··· Given records
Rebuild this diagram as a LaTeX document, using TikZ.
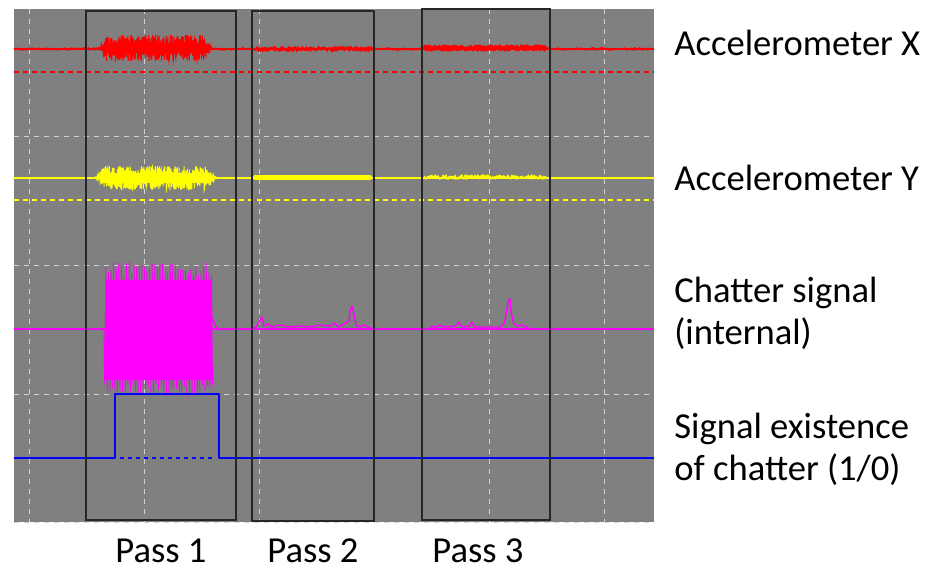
\documentclass[tikz,border=0pt]{standalone}
\usepackage{fontspec}
\setmainfont{Carlito}
\usepackage{tikz}
\usetikzlibrary{positioning,calc}

\definecolor{scopegrey}{RGB}{128,128,128}
\definecolor{gridgrey}{RGB}{210,210,210}
\definecolor{sigred}{RGB}{255,0,0}
\definecolor{sigyellow}{RGB}{255,255,0}
\definecolor{sigmagenta}{RGB}{255,0,255}
\definecolor{sigblue}{RGB}{0,0,255}

\begin{document}
\begin{tikzpicture}[
        x=0.5pt, y=-0.5pt,
        gridline/.style={draw=gridgrey, line width=0.5pt, dash pattern=on 2.5pt off 2.5pt},
        trace/.style={line width=0.7pt, line join=round},
        zeroline/.style={line width=0.7pt, dash pattern=on 2.5pt off 2pt},
        passbox/.style={draw=black!85, line width=0.8pt},
        label/.style={anchor=west, inner sep=0pt, align=left, font=\fontsize{18.3}{21}\selectfont},
        passlabel/.style={inner sep=0pt, font=\fontsize{18.3}{21}\selectfont}
        ]
        \useasboundingbox (0,0) rectangle (934,569);
        \pgfmathsetseed{11}

        % Scope screen
        \fill[scopegrey] (14,9) rectangle (654,522);
        \foreach \gx in {29,144,259,374,489,604}
            \draw[gridline] (\gx,9) -- (\gx,522);
        \foreach \gy in {136,265,394,522}
            \draw[gridline] (14,\gy) -- (654,\gy);

        % Accelerometer X
        \draw[trace, sigred] (14,49) -- (654,49);
        \draw[zeroline, sigred] (14,72) -- (654,72);
        \draw[trace, sigred] plot[domain=14:654, samples=500] (\x,{49+1.2*rand});
        \draw[sigred, line width=5pt, line cap=round] (108,48) -- (204,48);
        \draw[sigred, line width=0.5pt] plot[domain=100:212, samples=600]
            (\x,{48+rand*13*min(1,(\x-100)/5,(212-\x)/9)});
        \draw[trace, sigred] plot[domain=255:372, samples=220] (\x,{49+2.6*rand});
        \draw[trace, sigred, line width=1.4pt] plot[domain=424:546, samples=240] (\x,{48+2.4*rand});

        % Accelerometer Y
        \draw[trace, sigyellow] (14,178) -- (654,178);
        \draw[zeroline, sigyellow] (14,200) -- (654,200);
        \draw[sigyellow, line width=5pt, line cap=round] (104,178) -- (208,178);
        \draw[sigyellow, line width=0.5pt] plot[domain=95:217, samples=600]
            (\x,{178+rand*12*min(1,(\x-95)/9,(217-\x)/12)});
        \draw[sigyellow, line width=2.2pt, line cap=round] (255,177.5) -- (370,177.5);
        \draw[trace, sigyellow] plot[domain=424:546, samples=200] (\x,{177+2.2*rand});

        % Chatter signal (internal)
        \draw[trace, sigmagenta] (14,329) -- (654,329);
        \fill[sigmagenta] (105,280) rectangle (212,380);
        \draw[sigmagenta, line width=0.4pt] plot[domain=104:213, samples=700]
            (\x,{329+(50+18*rnd)*sin((\x-104)*140)});
        \draw[trace, sigmagenta] (212,318) -- (214,322) -- (216,327) -- (219,329);
        \draw[trace, sigmagenta] (252,329) -- (256,327) -- (259,322) -- (262,317) -- (264,326)
            -- (268,324) -- (272,327) -- (280,325) -- (290,327) -- (300,326) -- (310,327)
            -- (320,325) -- (330,326) -- (335,323) -- (338,327) -- (342,325) -- (346,323)
            -- (349,321) -- (350,312) -- (352,306) -- (354,314) -- (356,325) -- (360,327)
            -- (364,325) -- (368,327) -- (372,329);
        \draw[trace, sigmagenta] (430,329) -- (432,326) -- (436,327) -- (440,325) -- (444,327)
            -- (456,326) -- (459,322) -- (462,327) -- (470,326) -- (472,322) -- (475,327)
            -- (500,327) -- (504,324) -- (506,315) -- (508,302) -- (510,299) -- (511,312)
            -- (514,324) -- (518,326) -- (522,325) -- (526,327) -- (530,329);

        % Signal existence of chatter
        \draw[trace, sigblue, line width=1.2pt] (14,458) -- (115,458) -- (115,394)
            -- (219,394) -- (219,458) -- (654,458);
        \draw[sigblue, line width=1pt, dash pattern=on 2pt off 2pt] (120,458) -- (215,458);

        % Pass boxes
        \draw[passbox] (86,11) rectangle (236,520);
        \draw[passbox] (252,11) rectangle (374,521);
        \draw[passbox] (422,9) rectangle (550,520);

        % Labels
        \node[passlabel] (pass1) at (161,551) {Pass 1};
        \node[passlabel] (pass2) at (313,551) {Pass 2};
        \node[passlabel] (pass3) at (478,551) {Pass 3};

        \node[label] (accx) at (674,43) {Accelerometer X};
        \node[label] (accy) at (674,178) {Accelerometer Y};
        \node[label] (chat) at (674,313) {Chatter signal\\(internal)};
        \node[label] (exist) at (674,449) {Signal existence\\of chatter (1/0)};

    \end{tikzpicture}
\end{document}
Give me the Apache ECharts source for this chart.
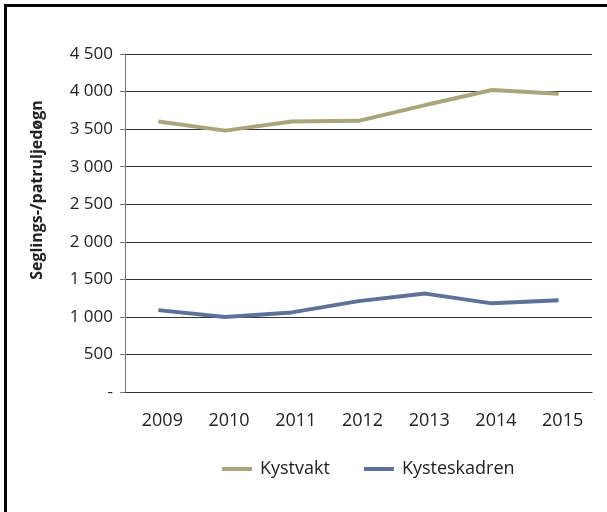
<!DOCTYPE html>
<html>
<head>
<meta charset="utf-8">
<script src="https://cdn.jsdelivr.net/npm/echarts@6/dist/echarts.min.js"></script>
<style>
    html, body { margin: 0; padding: 0; background: #fff; }
    #frame {
        position: absolute; left: 4px; top: 4px; width: 603px; height: 508px;
        border-left: 3px solid #000; border-top: 3px solid #000; box-sizing: border-box;
    }
    #chart { position: absolute; left: 0; top: 0; width: 607px; height: 512px; }
</style>
</head>
<body>
<div id="frame"></div>
<div id="chart"></div>
<script>
// 数据
const years = ['2009', '2010', '2011', '2012', '2013', '2014', '2015']
const kystvakt = [3600, 3480, 3600, 3610, 3820, 4020, 3970]
const kysteskadren = [1090, 1000, 1060, 1210, 1310, 1180, 1220]
const yTicks = [0, 500, 1000, 1500, 2000, 2500, 3000, 3500, 4000, 4500]
const yTitle = 'Seglings-/patruljedøgn'

const FONT = '"Open Sans", "Noto Sans", sans-serif'

/**
 * @description 千位用空格分隔，0 显示为 "-"
 */
const fmt = (v) => {
    if (v === 0) return '-'
    return String(v).replace(/\B(?=(\d{3})+(?!\d))/g, ' ')
}

const myChart = echarts.init(document.getElementById('chart'))
const option = {
    animation: false,
    grid: { left: 125, right: 15, top: 54, bottom: 120 },
    graphic: [{
        type: 'text',
        x: 37, y: 190,
        rotation: Math.PI / 2,
        style: {
            text: yTitle,
            font: `bold 16px ${FONT}`,
            fill: '#222',
            align: 'center',
            verticalAlign: 'middle',
        },
    }],
    legend: {
        left: 217, top: 455,
        itemWidth: 30, itemHeight: 4, itemGap: 34,
        icon: 'rect',
        textStyle: { fontFamily: FONT, fontSize: 18, color: '#222', padding: [0, 0, 0, 3] },
        data: ['Kystvakt', 'Kysteskadren'],
    },
    xAxis: {
        type: 'category',
        data: years,
        boundaryGap: true,
        axisLine: { lineStyle: { color: '#333', width: 1 } },
        axisTick: { show: false },
        axisLabel: { fontFamily: FONT, fontSize: 18, color: '#222', margin: 20, padding: [0, 0, 0, 8] },
    },
    yAxis: {
        type: 'value',
        min: yTicks[0], max: yTicks[yTicks.length - 1], interval: 500,
        axisLine: { show: true, lineStyle: { color: '#777', width: 1 } },
        axisTick: { show: true, length: 5, lineStyle: { color: '#777' } },
        axisLabel: { fontFamily: FONT, fontSize: 17, color: '#222', margin: 12, formatter: fmt },
        splitLine: { lineStyle: { color: '#333', width: 1 } },
    },
    series: [
        {
            name: 'Kystvakt', type: 'line', data: kystvakt,
            symbol: 'none', lineStyle: { color: '#A8A67A', width: 4 },
            itemStyle: { color: '#A8A67A' },
        },
        {
            name: 'Kysteskadren', type: 'line', data: kysteskadren,
            symbol: 'none', lineStyle: { color: '#5E7198', width: 4 },
            itemStyle: { color: '#5E7198' },
        },
    ],
}
myChart.setOption(option)
</script>
</body>
</html>
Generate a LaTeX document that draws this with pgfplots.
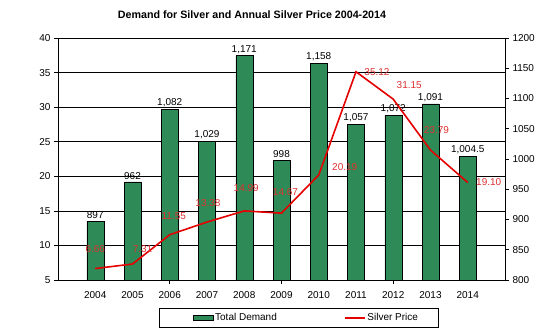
\documentclass[border=0pt]{standalone}
\usepackage{pgfplots}
\pgfplotsset{compat=1.18}
\usepackage{pgfplotstable}
\usepackage{fontspec}
\setmainfont{Liberation Sans}
\definecolor{bargreen}{RGB}{46,139,87}
\definecolor{linered}{RGB}{228,0,0}
\definecolor{labred}{RGB}{222,48,48}
\pgfplotsset{/pgf/number format/assume math mode=true}

\pgfplotstableread{
year demand price dx dy
2004 897    6.66  0  19
2005 962    7.31  10 15
2006 1082   11.55 4  19
2007 1029   13.38 1  19
2008 1171   14.99 2  23
2009 998    14.67 4  21
2010 1158   20.19 26 8
2011 1057   35.12 21 0
2012 1072   31.15 16 14
2013 1091   23.79 6  20
2014 1004.5 19.10 21 0
}\data

\begin{document}
\fontsize{10pt}{12pt}\selectfont
\begin{tikzpicture}
\useasboundingbox (0,0) rectangle (542pt,332pt);
\node[font=\bfseries\fontsize{10.7}{12}\selectfont] at (252pt,317pt) {Demand for Silver and Annual Silver Price 2004-2014};
% axis 1: left scale, grid, left ticks
\begin{axis}[
  at={(58pt,52pt)}, anchor=south west,
  scale only axis, width=447pt, height=242pt,
  xmin=2003, xmax=2015, ymin=5, ymax=40,
  axis y line*=left, axis x line*=bottom,
  ytick={5,10,...,40},
  ymajorgrids, grid style={black, line width=0.6pt},
  xtick={2006,2009,2012}, xticklabels={},
  tick align=outside, major tick length=4pt,
  axis line style={black, line width=0.6pt},
  tick style={black, line width=0.6pt},
]
\addplot[draw=none] coordinates {(2003,5)};
\end{axis}
% axis 2: right scale, bars
\begin{axis}[
  at={(58pt,52pt)}, anchor=south west,
  scale only axis, width=447pt, height=242pt,
  xmin=2003, xmax=2015, ymin=800, ymax=1200,
  axis y line*=right, axis x line*=bottom,
  ytick={800,850,...,1200},
  xtick={2004,...,2014},
  xtick style={draw=none},
  xticklabel style={/pgf/number format/1000 sep=, yshift=-4pt},
  yticklabel style={/pgf/number format/1000 sep=},
  tick align=outside, major tick length=4pt,
  axis line style={black, line width=0.6pt},
  ytick style={black, line width=0.6pt},
  clip=false,
]
\addplot[ybar, bar width=17pt, fill=bargreen, draw=black, line width=0.5pt,
  nodes near coords={\pgfmathprintnumber[fixed,precision=1,1000 sep={,}]{\pgfplotspointmeta}},
  point meta=y,
  every node near coord/.append style={text=black, inner sep=2pt}]
  table[x=year, y=demand]{\data};
\end{axis}
% axis 3: left scale, line and legend
\begin{axis}[
  at={(58pt,52pt)}, anchor=south west,
  scale only axis, width=447pt, height=242pt,
  xmin=2003, xmax=2015, ymin=5, ymax=40,
  hide axis,
  clip=false,
  legend columns=2,
  legend style={at={(0.538,-0.157)}, anchor=center, draw=black, line width=0.6pt,
    inner xsep=18pt, inner ysep=3pt,
    /tikz/every even column/.append style={column sep=65pt}},
]
\addlegendimage{legend image code/.code={\path[draw=none, fill=none] (0pt,0pt) -- (16pt,0pt); \draw[fill=bargreen, draw=black, line width=0.5pt] (16pt,-2.5pt) rectangle (36pt,2.5pt);}}
\addlegendentry{Total Demand}
\addplot[linered, line width=1.6pt,
  legend image code/.code={\draw[linered, line width=1.6pt] (0pt,0pt) -- (20pt,0pt);},
  nodes near coords={\pgfmathprintnumber[fixed,fixed zerofill,precision=2]{\pgfplotspointmeta}},
  point meta=y,
  visualization depends on={\thisrow{dx}\as\dx},
  visualization depends on={\thisrow{dy}\as\dy},
  every node near coord/.append style={anchor=center, xshift=\dx pt, yshift=\dy pt, text=labred}]
  table[x=year, y=price]{\data};
\addlegendentry{Silver Price}
\end{axis}
\end{tikzpicture}
\end{document}
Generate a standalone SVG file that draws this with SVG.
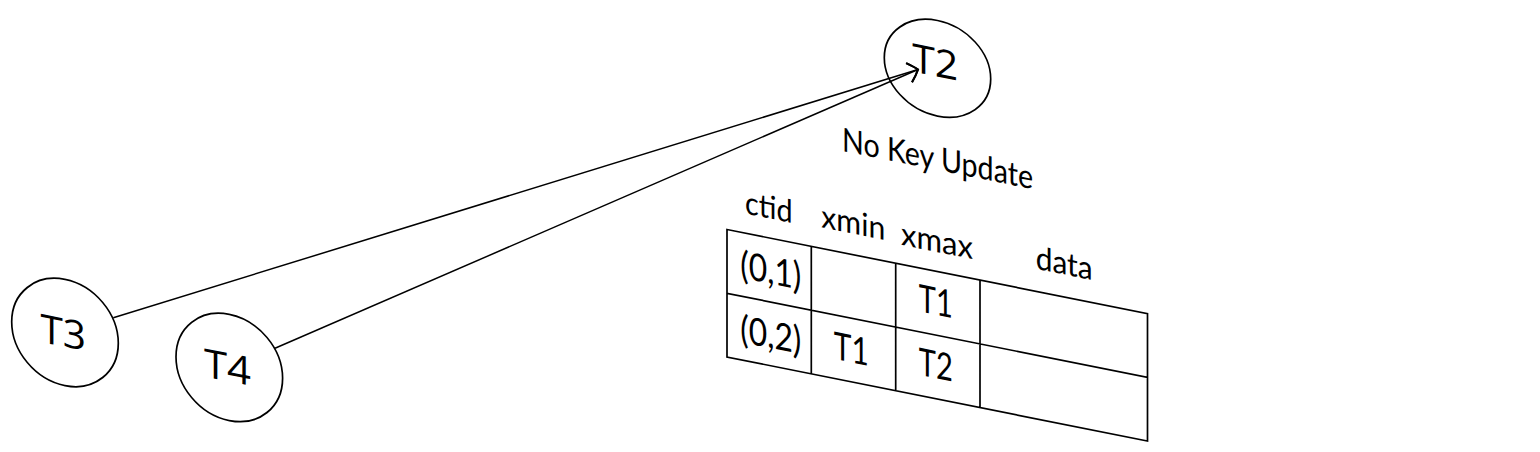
······
*Exercise goal:* Copy each line that holds the word "with".

*The solution:*
Generate a LaTeX document that draws this with pgfplots.
Generate a standalone SVG file that draws this with SVG.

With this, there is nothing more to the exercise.